デカン産絨毯がかけられた月宮殿(長浜曳山祭)。(提供/鎌田由美子助教)
「京都グループ」により明かされる絨毯史、国際交易史
京都に残っているインド絨毯は、以下の点で重要な研究対象です。
第一に、現存するデカン産貿易用絨毯のコレクションとしては世界有数のものです。第二に、祇園祭の懸装品の購入文書から絨毯の制作年代の下限がわかります。絨毯に制作年が織り込まれることは稀ですので、京都にあるインド絨毯は、イスラーム美術史の重要な研究分野である絨毯史の編年に貴重な手がかりを与えてくれます。
第三に、京都にあるインド絨毯がどのように日本にもたらされ、国内を流通し、使われてきたのかを調べることで、アジアにおけるイスラーム美術品の受容の一例を提示することができます。

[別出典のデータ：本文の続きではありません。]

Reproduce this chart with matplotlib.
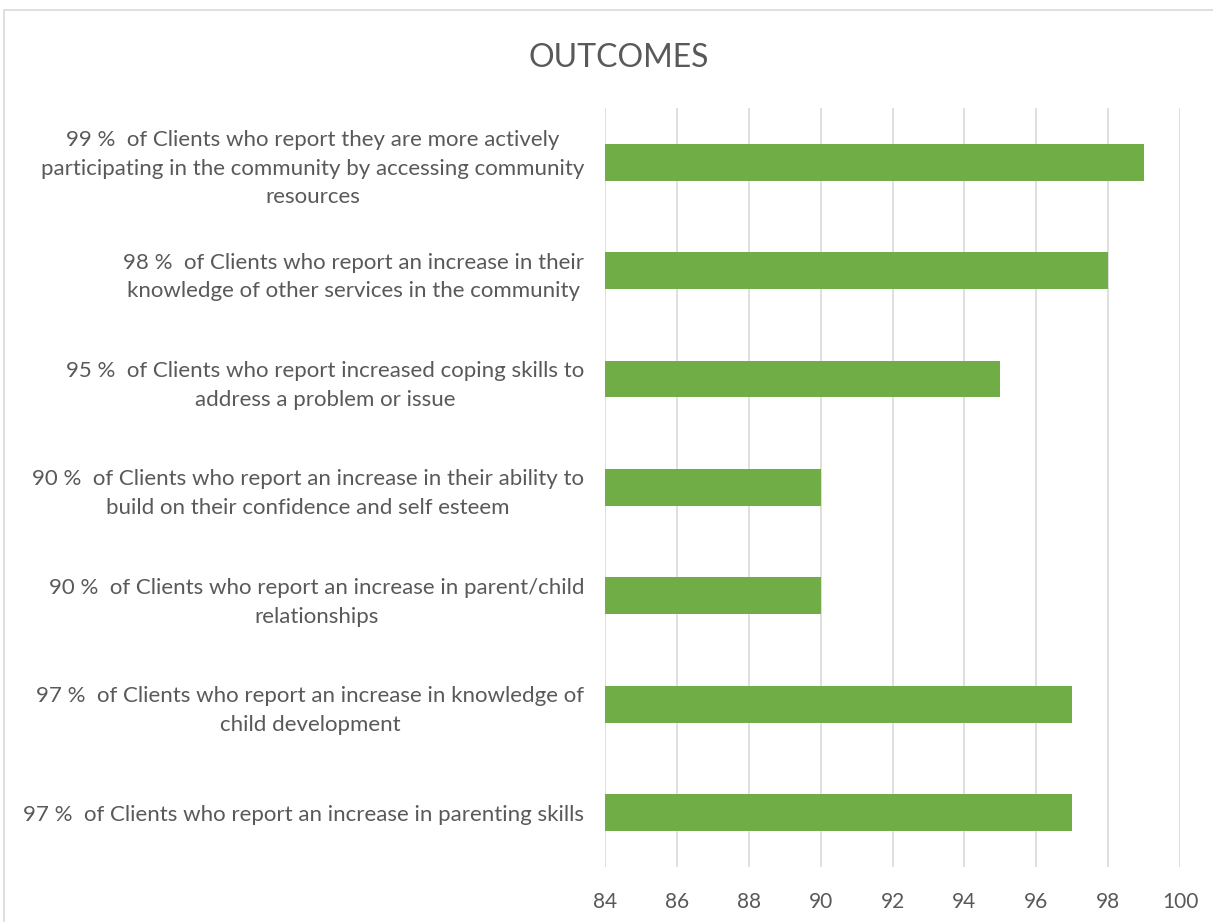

江戸時代の日本では、自由な貿易は許されていませんでした。そうした時代背景の中、オランダ東インド会社は、日本で人気のある絨毯のタイプを把握し、需要に合ったものを持ってきている様子も明らかになってきました。
このように京都に残るインド絨毯は、デカン地方の絨毯生産の実態だけでなく、17-18世紀のデカンにおけるイスラーム美術の様子や、東インド会社などによるデカン産絨毯の国際流通の様子、そして日本における受容を知る手がかりを与えてくれる貴重なコレクションであるといえます。
日本人のイスラーム美術史研究者として
京都にある絨毯を手がかりに以上のように研究を進めることで、デカンで貿易用に作られた絨毯がどのようにして世界各地に運ばれ、各社会で受容されていったのかの一例が浮かび上がってきました。イスラーム美術史は、まだまだわかっていないことが多い分野です。ですから、調査・研究を重ねることで、これまでの定説を覆し、新しい貢献ができる余地がたくさんあるところに醍醐味を感じます。
現在、ここで紹介した研究に加えて、まだ十分な研究がなされていない中国、台湾や東南アジアにおけるイスラーム美術の研究を始めています。研究を通じて明らかになったことを国際的に発信してイスラーム美術史研究の発展に寄与すると同時に、イスラーム美術のおもしろさを日本の方々にも伝えていきたいと思っています。